In a somewhat contrary mode, Linn insisted younger audiences want control and better viewing experiences – which means no ads and no over-messaging by the broadcaster. So, at TruTV promos have been reduced and ads limited to just 11 minutes per hour; the result being a welcome drop in the average age of his viewers from 43 to 34 over the last two years.

Overall he appeared pretty optimistic with “the attention economy putting consumers in control with better content because the competition is so steep.”

Hirsch saw all of this angst as the “the natural evolution of our business due to the Internet… Amazon is the new satellite scare that we had decades ago,” but digital is giving us data to be smarter with our content, he said.

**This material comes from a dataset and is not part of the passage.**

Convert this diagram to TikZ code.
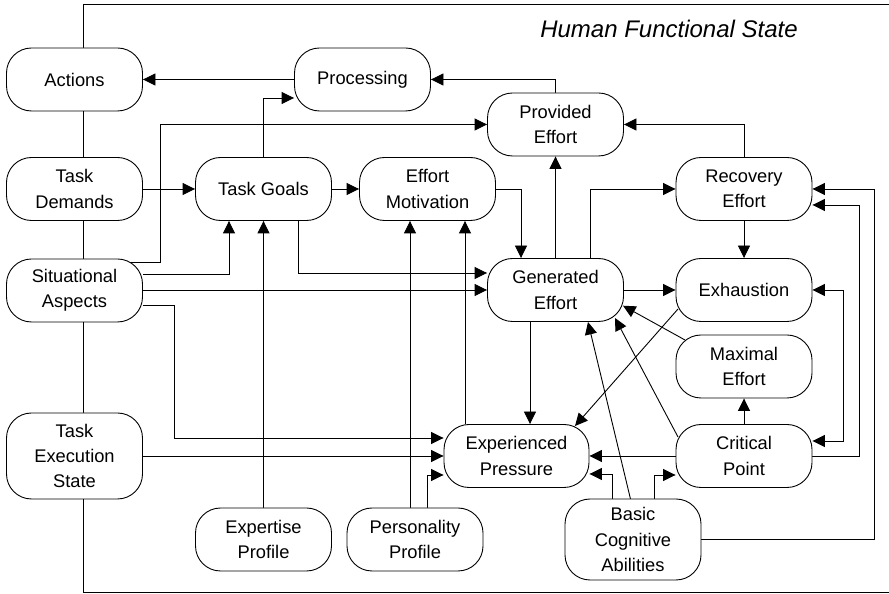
\documentclass[tikz,border=0pt]{standalone}
\usepackage{fontspec}
\setmainfont{Liberation Sans}
\usetikzlibrary{arrows.meta,backgrounds}
\begin{document}
\begin{tikzpicture}[x=1pt,y=1pt,
  box/.style={draw,line width=0.9pt,rounded corners=25pt,fill=white,minimum width=136pt,minimum height=63pt,inner sep=0pt,align=center,font=\fontsize{18.3}{25.4}\selectfont},
  arr/.style={line width=0.9pt,-{Triangle[length=12.5pt,width=12pt]}},
  barr/.style={line width=0.9pt,{Triangle[length=12.5pt,width=12pt]}-{Triangle[length=12.5pt,width=12pt]}},
  frameline/.style={line width=1pt}]
\useasboundingbox (0,0) rectangle (889,594);

% nodes
\node[box] (act) at (74.5,514.5) {Actions};
\node[box] (proc) at (362.5,514.5) {Processing};
\node[box] (td) at (74.5,405) {Task\\Demands};
\node[box] (tg) at (263.5,405) {Task Goals};
\node[box] (em) at (427.5,405) {Effort\\Motivation};
\node[box] (sa) at (74.5,303.5) {Situational\\Aspects};
\node[box] (pe) at (555.5,469.5) {Provided\\Effort};
\node[box] (re) at (744,405) {Recovery\\Effort};
\node[box] (ge) at (555.5,304) {Generated\\Effort};
\node[box] (ex) at (744,304) {Exhaustion};
\node[box] (me) at (744,227.5) {Maximal\\Effort};
\node[box] (cp) at (744,138) {Critical\\Point};
\node[box,minimum width=145pt] (ep) at (516.5,138) {Experienced\\Pressure};
\node[box,minimum height=81pt] (bca) at (633,54.5) {Basic\\Cognitive\\Abilities};
\node[box,minimum height=86pt] (tes) at (74.5,138) {Task\\Execution\\State};
\node[box] (xp) at (263.5,54.5) {Expertise\\Profile};
\node[box] (pp) at (415,54.5) {Personality\\Profile};
\node[font=\fontsize{24}{28}\selectfont\itshape] (title) at (669,565) {Human Functional State};

\begin{pgfonlayer}{background}
% frame
\coordinate (ftr) at (889,589.5);
\coordinate (ftl) at (83,589.5);
\coordinate (fbl) at (83,1.5);
\coordinate (fbr) at (889,1.5);
\draw[frameline] (ftr) -- (ftl) -- (fbl) -- (fbr);

% connectors
\draw[arr] (proc.west) -- (act.east);
\draw[arr] (pe.north) |- (proc.east);
\draw[arr] (tg.north) |- ([yshift=-18.5]proc.west);
\draw[arr] ([yshift=28.5]sa.center) -| ([xshift=-326.5]pe.west) -- (pe.west);
\draw[arr] (td.east) -- (tg.west);
\draw[arr] (tg.east) -- (em.west);
\draw[arr] ([yshift=16.5]sa.east) -| ([xshift=-34.5]tg.south);
\draw[arr] (xp.north) -- (tg.south);
\draw[arr] ([xshift=-5]pp.north) -- ([xshift=-17.5]em.south);
\draw[arr] ([xshift=-51.5]ep.north) -- ([xshift=37.5]em.south);
\draw[arr] ([xshift=34.5]tg.south) |- ([yshift=17]ge.west);
\draw[arr] (sa.east |- ge.west) -- (ge.west);
\draw[arr] ([yshift=-15]sa.east) -| ([xshift=-269.5,yshift=18]ep.west) -- ([yshift=18]ep.west);
\draw[arr] (tes.east) -- (ep.west);
\draw[arr] ([xshift=12]pp.north) |- ([yshift=-19]ep.west);
\draw[arr] (em.east) -| ([xshift=-34.5]ge.north);
\draw[arr] (ge.north) -- (pe.south);
\draw[arr] ([xshift=34.5]ge.north) |- (re.west);
\draw[arr] (re.north) |- (pe.east);
\draw[arr] (re.south) -- (ex.north);
\draw[arr] (ge.east) -- (ex.west);
\draw[arr] ([xshift=-25.5]ge.south) -- ([xshift=13.5]ep.north);
\draw[arr] ([shift={(-66,-19)}]ex.center) -- ([shift={(58.5,30)}]ep.center);
\draw[arr] ([shift={(-59,26.5)}]me.center) -- ([shift={(67.5,-15.7)}]ge.center);
\draw[arr] ([shift={(-66,19)}]cp.center) -- ([shift={(59.5,-28)}]ge.center);
\draw[arr] ([shift={(0,30)}]bca.center) -- ([shift={(32.5,-32)}]ge.center);
\draw[arr] (cp.north) -- (me.south);
\draw[arr] (cp.west) -- (ep.east);
\draw[arr] ([xshift=-21]bca.north) |- ([yshift=-18]ep.east);
\draw[arr] ([xshift=21]bca.north) |- ([yshift=-19]cp.west);
\draw[barr] (ex.east) -- ++(31,0) |- ([yshift=15]cp.east);
\draw[arr] (cp.east) -| ([xshift=47,yshift=-16]re.east) -- ([yshift=-16]re.east);
\draw[arr] (bca.east) -| ([xshift=62]re.east) -- (re.east);
\end{pgfonlayer}
\end{tikzpicture}
\end{document}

“This disruption has shrunk the world and made it more economical to enter new markets.” Jeffrey Hirsch, Starz

“And this disruption has shrunk the world and made it more economical to enter new markets” from his Starz perspective. However, he also contended that there will likely be just two or three big players at the end of the day “and we’re positioning to slide in to be fourth”.

Yet for Hirsch, all these mergers (AT&T-TimeWarner, Discovery-Scripps, Disney or Comcast and Fox) are not good for consumers and “scale for the sake of scale doesn’t make sense… but it’s a good time to be an investment banker”.

Armoza gracefully offered “at the end of the day, it’s the business of creativity” and all platforms need to find their respective identities. “In 2007 Netflix was a DVD sales and rental by mail business” and now its a US$12 billion streaming video on demand service with Canada as its top international market.

Not to mention Amazon doing nearly US$4 billion (according to reports) in original content today, and Apple likely US$1 billion. For Armoza, Linn’s consolidation prophesy held a silver lining since “consolidating turns companies inward and creates more opportunities for independent producers.”

Zitzerman popped in and out of the panel offering hand-grenades such as “if the EU is imposing 30% European content on OTTs which are generally U.S.-owned” shouldn’t Canada be doing that here?

To which A+E’s Cohan replied that for him there is always an “expectation and responsibility to bring in local content” but that in his A+E experience the regulatory energy to compel that is simply a refection of local market realities – and that has certainly been the case with its sister channel History.

Overall, the panel took solace that more people are watching video around the world today than ever before and those viewer statistics are a gift in terms of rising demand for channels and content – if only they didn’t have to struggle so much to come up with new and better ways to optimize and monetize that bounty.

As we neared wrap-up, Zitzerman tossed another good query about the Weinstein and #MeToo movement (and multiple disclosure moments) within the industry – and Williams aptly swatted that back with the retort “the men should talk about this.”

And to their credit the men on the panel did just that.

The consensus was the Weinstein name should be erased from the conversation and all of us should get on with doing the right thing and paying people properly.

Moreover, more than legislation was required and we all need to hold each other accountable on a daily basis – especially now that we all know better.

Plus, in the sense that there’s nothing so bad there’s not a little good in it, all these ugly reminders will hopefully give rise to more understanding that inclusion is good for business; and that differentiated creative inputs are better for audiences and sales.